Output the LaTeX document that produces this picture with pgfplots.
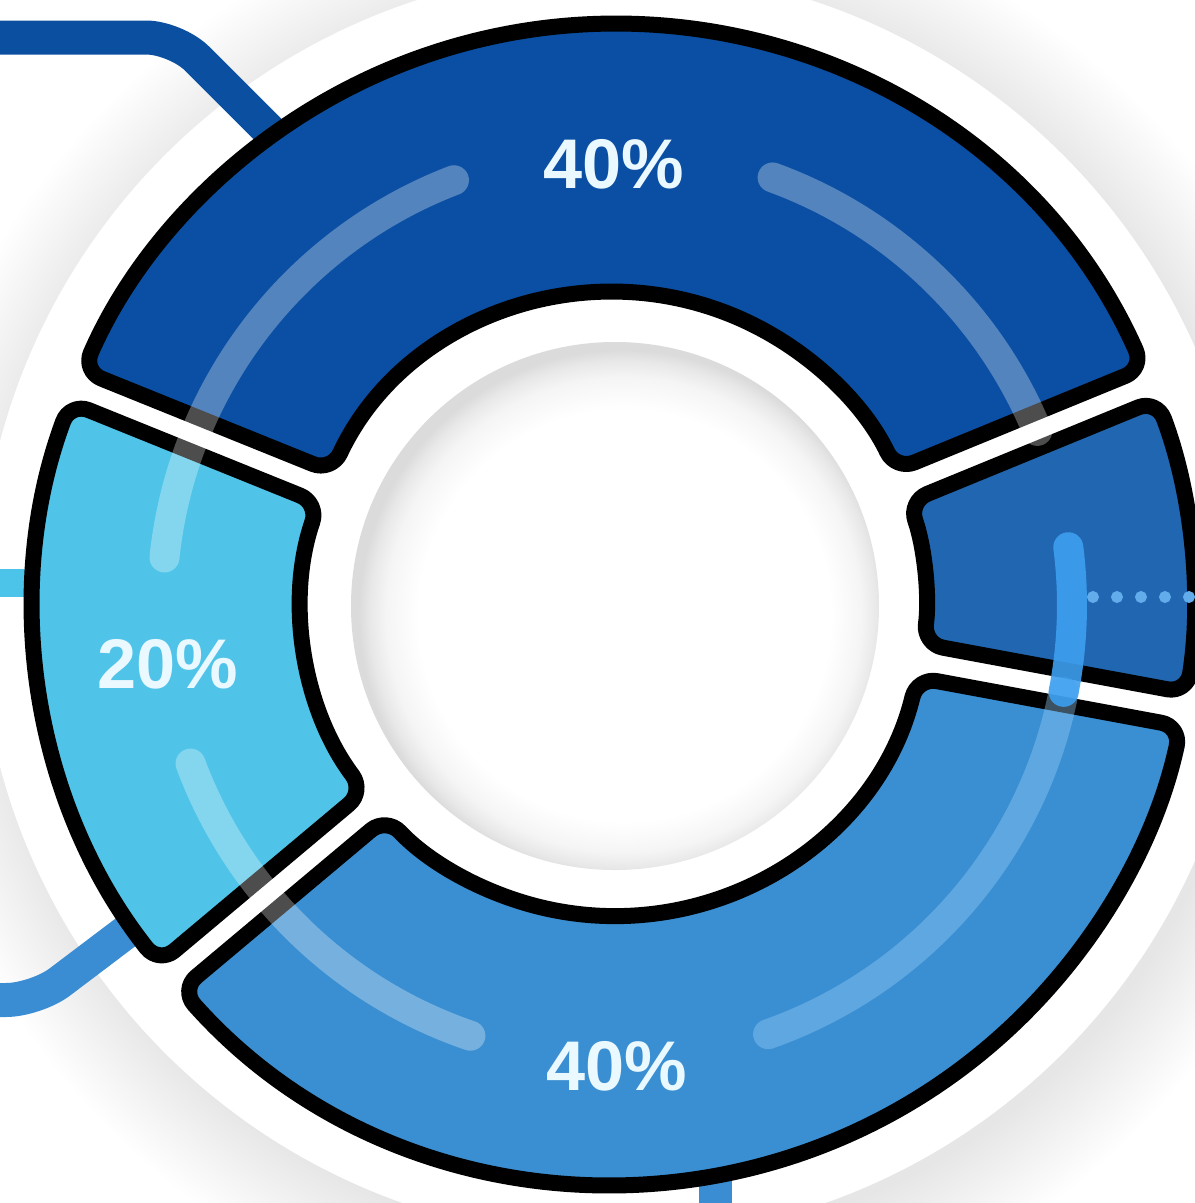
\documentclass[border=0pt]{standalone}
\usepackage{fontspec}
\setmainfont{Liberation Sans}
\usepackage{pgfplots}
\usepackage{pgfplotstable}
\pgfplotsset{compat=1.18}
\usetikzlibrary{calc}

\definecolor{segTop}{HTML}{0A4FA3}
\definecolor{segRight}{HTML}{2166B0}
\definecolor{segBottom}{HTML}{3A8FD2}
\definecolor{segLeft}{HTML}{4FC4E8}
\definecolor{lineDark}{HTML}{0B4FA0}
\definecolor{lineCyan}{HTML}{4CC3E8}
\definecolor{lineMid}{HTML}{3A8DD3}
\definecolor{dotBlue}{HTML}{62ACEC}
\definecolor{arcBlue}{HTML}{3D9FF0}
\definecolor{arcPale}{RGB}{150,205,245}
\definecolor{labelWhite}{HTML}{EAF8FF}

\pgfdeclareradialshading{holeshade}{\pgfpoint{1.5bp}{-1.5bp}}{%
  color(0bp)=(white); color(19.5bp)=(white); color(22.5bp)=(black!4);
  color(24bp)=(black!9); color(25bp)=(black!14); color(50bp)=(black!14)}

% ring segments: boundary angles (deg), share (%), show label, label position (px)
\pgfplotstableread{
from   to    share show lx  ly   col
22.3   158   40    1    614 164  segTop
158    220   20    1    168 664  segLeft
220    349.5 40    1    617 1066 segBottom
-10.5  22.3  10    0    0   0    segRight
}\segtable

\def\Ro{5.80}
\def\Ri{3.12}
\def\gp{0.17}

\begin{document}
\begin{tikzpicture}
\useasboundingbox (0,0) rectangle (11.95cm,12.03cm);
\begin{axis}[
  at={(0,0)}, anchor=south west,
  scale only axis, width=11.95cm, height=12.03cm,
  xmin=0, xmax=1195, ymin=0, ymax=1203, y dir=reverse,
  hide axis, clip=true]

% background shadow and white disk
\pgfplotsextra{
  \coordinate (C) at (axis cs:614,604);
  \coordinate (S) at (axis cs:624,616);
  \coordinate (H) at (axis cs:615,606);
  \coordinate (A) at (axis cs:617,605);
  \foreach \k in {0,...,24}{
    \fill[black, opacity=0.005] (S) circle[radius={6.3cm+\k*0.04cm}];
  }
  \fill[white] (C) circle[radius=6.35cm];
  % hole with soft inset shadow (stronger at top left)
  \shade[shading=holeshade] (H) circle[radius=2.64cm];
  % connector lines
  \draw[lineDark, line width=3.4mm, rounded corners=3mm]
    (axis cs:-30,37.5) -- (axis cs:176,37.5) -- (axis cs:330,191.5);
  \draw[lineCyan, line width=2.8mm] (axis cs:-30,583) -- (axis cs:120,583);
  \draw[lineMid, line width=3.4mm, rounded corners=3mm]
    (axis cs:-30,1000) -- (axis cs:36,1000) -- (axis cs:200,876);
  \draw[lineMid, line width=3.3mm] (axis cs:715,1100) -- (axis cs:715,1230);
  % segments
  \pgfplotstablegetrowsof{\segtable}
  \pgfmathtruncatemacro\nrows{\pgfplotsretval-1}
  \foreach \i in {0,...,\nrows}{
    \pgfplotstablegetelem{\i}{from}\of\segtable \pgfmathsetmacro\aF{\pgfplotsretval}
    \pgfplotstablegetelem{\i}{to}\of\segtable \pgfmathsetmacro\aT{\pgfplotsretval}
    \pgfplotstablegetelem{\i}{col}\of\segtable \edef\sc{\pgfplotsretval}
    \pgfmathsetmacro\oF{\aF+asin(\gp/\Ro)}
    \pgfmathsetmacro\oT{\aT-asin(\gp/\Ro)}
    \pgfmathsetmacro\iF{\aF+asin(\gp/\Ri)}
    \pgfmathsetmacro\iT{\aT-asin(\gp/\Ri)}
    \filldraw[fill=\sc, draw=black, line width=1.6mm, rounded corners=2mm, line join=round]
      ($(C)+(\oF:\Ro cm)$) arc[start angle=\oF, end angle=\oT, radius=\Ro cm]
      -- ($(C)+(\iT:\Ri cm)$) arc[start angle=\iT, end angle=\iF, radius=\Ri cm] -- cycle;
  }
  % translucent highlight arcs
  \draw[white, draw opacity=0.3, line width=3mm, line cap=round]
    ($(A)+(174:4.55cm)$) arc[start angle=174, end angle=111, radius=4.55cm];
  \draw[white, draw opacity=0.3, line width=3mm, line cap=round]
    ($(A)+(70:4.55cm)$) arc[start angle=70, end angle=22.5, radius=4.55cm];
  \draw[arcPale, draw opacity=0.4, line width=3mm, line cap=round]
    ($(A)+(-11:4.55cm)$) arc[start angle=-11, end angle=-70.6, radius=4.55cm];
  \draw[arcBlue, draw opacity=0.9, line width=3mm, line cap=round]
    ($(A)+(7.3:4.55cm)$) arc[start angle=7.3, end angle=-11, radius=4.55cm];
  \draw[white, draw opacity=0.3, line width=3mm, line cap=round]
    ($(A)+(200.4:4.55cm)$) arc[start angle=200.4, end angle=251.2, radius=4.55cm];
  % labels
  \foreach \i in {0,...,\nrows}{
    \pgfplotstablegetelem{\i}{show}\of\segtable \pgfmathtruncatemacro\sh{\pgfplotsretval}
    \ifnum\sh=1
      \pgfplotstablegetelem{\i}{share}\of\segtable \edef\shr{\pgfplotsretval}
      \pgfplotstablegetelem{\i}{lx}\of\segtable \edef\lx{\pgfplotsretval}
      \pgfplotstablegetelem{\i}{ly}\of\segtable \edef\ly{\pgfplotsretval}
      \node[text=labelWhite, font=\bfseries\fontsize{20}{24}\selectfont, inner sep=0pt]
        at (axis cs:\lx,\ly) {\shr\%};
    \fi
  }
}
% dotted leader on the right
\addplot[only marks, mark=*, mark size=1.5pt, color=dotBlue]
  coordinates {(1093,597) (1117,597) (1141,597) (1165,597) (1189,597)};
\end{axis}
\end{tikzpicture}
\end{document}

■ TASK TO CARRY OUT ■
Print out the lines exactly, skipping any picture.

■ FULL ANSWER ■
Output the LaTeX document that produces this picture with pgfplots.
\documentclass[border=0pt]{standalone}
\usepackage{fontspec}
\setmainfont{Liberation Sans}
\usepackage{pgfplots}
\usepackage{pgfplotstable}
\pgfplotsset{compat=1.18}
\usetikzlibrary{calc}

\definecolor{segTop}{HTML}{0A4FA3}
\definecolor{segRight}{HTML}{2166B0}
\definecolor{segBottom}{HTML}{3A8FD2}
\definecolor{segLeft}{HTML}{4FC4E8}
\definecolor{lineDark}{HTML}{0B4FA0}
\definecolor{lineCyan}{HTML}{4CC3E8}
\definecolor{lineMid}{HTML}{3A8DD3}
\definecolor{dotBlue}{HTML}{62ACEC}
\definecolor{arcBlue}{HTML}{3D9FF0}
\definecolor{arcPale}{RGB}{150,205,245}
\definecolor{labelWhite}{HTML}{EAF8FF}

\pgfdeclareradialshading{holeshade}{\pgfpoint{1.5bp}{-1.5bp}}{%
  color(0bp)=(white); color(19.5bp)=(white); color(22.5bp)=(black!4);
  color(24bp)=(black!9); color(25bp)=(black!14); color(50bp)=(black!14)}

% ring segments: boundary angles (deg), share (%), show label, label position (px)
\pgfplotstableread{
from   to    share show lx  ly   col
22.3   158   40    1    614 164  segTop
158    220   20    1    168 664  segLeft
220    349.5 40    1    617 1066 segBottom
-10.5  22.3  10    0    0   0    segRight
}\segtable

\def\Ro{5.80}
\def\Ri{3.12}
\def\gp{0.17}

\begin{document}
\begin{tikzpicture}
\useasboundingbox (0,0) rectangle (11.95cm,12.03cm);
\begin{axis}[
  at={(0,0)}, anchor=south west,
  scale only axis, width=11.95cm, height=12.03cm,
  xmin=0, xmax=1195, ymin=0, ymax=1203, y dir=reverse,
  hide axis, clip=true]

% background shadow and white disk
\pgfplotsextra{
  \coordinate (C) at (axis cs:614,604);
  \coordinate (S) at (axis cs:624,616);
  \coordinate (H) at (axis cs:615,606);
  \coordinate (A) at (axis cs:617,605);
  \foreach \k in {0,...,24}{
    \fill[black, opacity=0.005] (S) circle[radius={6.3cm+\k*0.04cm}];
  }
  \fill[white] (C) circle[radius=6.35cm];
  % hole with soft inset shadow (stronger at top left)
  \shade[shading=holeshade] (H) circle[radius=2.64cm];
  % connector lines
  \draw[lineDark, line width=3.4mm, rounded corners=3mm]
    (axis cs:-30,37.5) -- (axis cs:176,37.5) -- (axis cs:330,191.5);
  \draw[lineCyan, line width=2.8mm] (axis cs:-30,583) -- (axis cs:120,583);
  \draw[lineMid, line width=3.4mm, rounded corners=3mm]
    (axis cs:-30,1000) -- (axis cs:36,1000) -- (axis cs:200,876);
  \draw[lineMid, line width=3.3mm] (axis cs:715,1100) -- (axis cs:715,1230);
  % segments
  \pgfplotstablegetrowsof{\segtable}
  \pgfmathtruncatemacro\nrows{\pgfplotsretval-1}
  \foreach \i in {0,...,\nrows}{
    \pgfplotstablegetelem{\i}{from}\of\segtable \pgfmathsetmacro\aF{\pgfplotsretval}
    \pgfplotstablegetelem{\i}{to}\of\segtable \pgfmathsetmacro\aT{\pgfplotsretval}
    \pgfplotstablegetelem{\i}{col}\of\segtable \edef\sc{\pgfplotsretval}
    \pgfmathsetmacro\oF{\aF+asin(\gp/\Ro)}
    \pgfmathsetmacro\oT{\aT-asin(\gp/\Ro)}
    \pgfmathsetmacro\iF{\aF+asin(\gp/\Ri)}
    \pgfmathsetmacro\iT{\aT-asin(\gp/\Ri)}
    \filldraw[fill=\sc, draw=black, line width=1.6mm, rounded corners=2mm, line join=round]
      ($(C)+(\oF:\Ro cm)$) arc[start angle=\oF, end angle=\oT, radius=\Ro cm]
      -- ($(C)+(\iT:\Ri cm)$) arc[start angle=\iT, end angle=\iF, radius=\Ri cm] -- cycle;
  }
  % translucent highlight arcs
  \draw[white, draw opacity=0.3, line width=3mm, line cap=round]
    ($(A)+(174:4.55cm)$) arc[start angle=174, end angle=111, radius=4.55cm];
  \draw[white, draw opacity=0.3, line width=3mm, line cap=round]
    ($(A)+(70:4.55cm)$) arc[start angle=70, end angle=22.5, radius=4.55cm];
  \draw[arcPale, draw opacity=0.4, line width=3mm, line cap=round]
    ($(A)+(-11:4.55cm)$) arc[start angle=-11, end angle=-70.6, radius=4.55cm];
  \draw[arcBlue, draw opacity=0.9, line width=3mm, line cap=round]
    ($(A)+(7.3:4.55cm)$) arc[start angle=7.3, end angle=-11, radius=4.55cm];
  \draw[white, draw opacity=0.3, line width=3mm, line cap=round]
    ($(A)+(200.4:4.55cm)$) arc[start angle=200.4, end angle=251.2, radius=4.55cm];
  % labels
  \foreach \i in {0,...,\nrows}{
    \pgfplotstablegetelem{\i}{show}\of\segtable \pgfmathtruncatemacro\sh{\pgfplotsretval}
    \ifnum\sh=1
      \pgfplotstablegetelem{\i}{share}\of\segtable \edef\shr{\pgfplotsretval}
      \pgfplotstablegetelem{\i}{lx}\of\segtable \edef\lx{\pgfplotsretval}
      \pgfplotstablegetelem{\i}{ly}\of\segtable \edef\ly{\pgfplotsretval}
      \node[text=labelWhite, font=\bfseries\fontsize{20}{24}\selectfont, inner sep=0pt]
        at (axis cs:\lx,\ly) {\shr\%};
    \fi
  }
}
% dotted leader on the right
\addplot[only marks, mark=*, mark size=1.5pt, color=dotBlue]
  coordinates {(1093,597) (1117,597) (1141,597) (1165,597) (1189,597)};
\end{axis}
\end{tikzpicture}
\end{document}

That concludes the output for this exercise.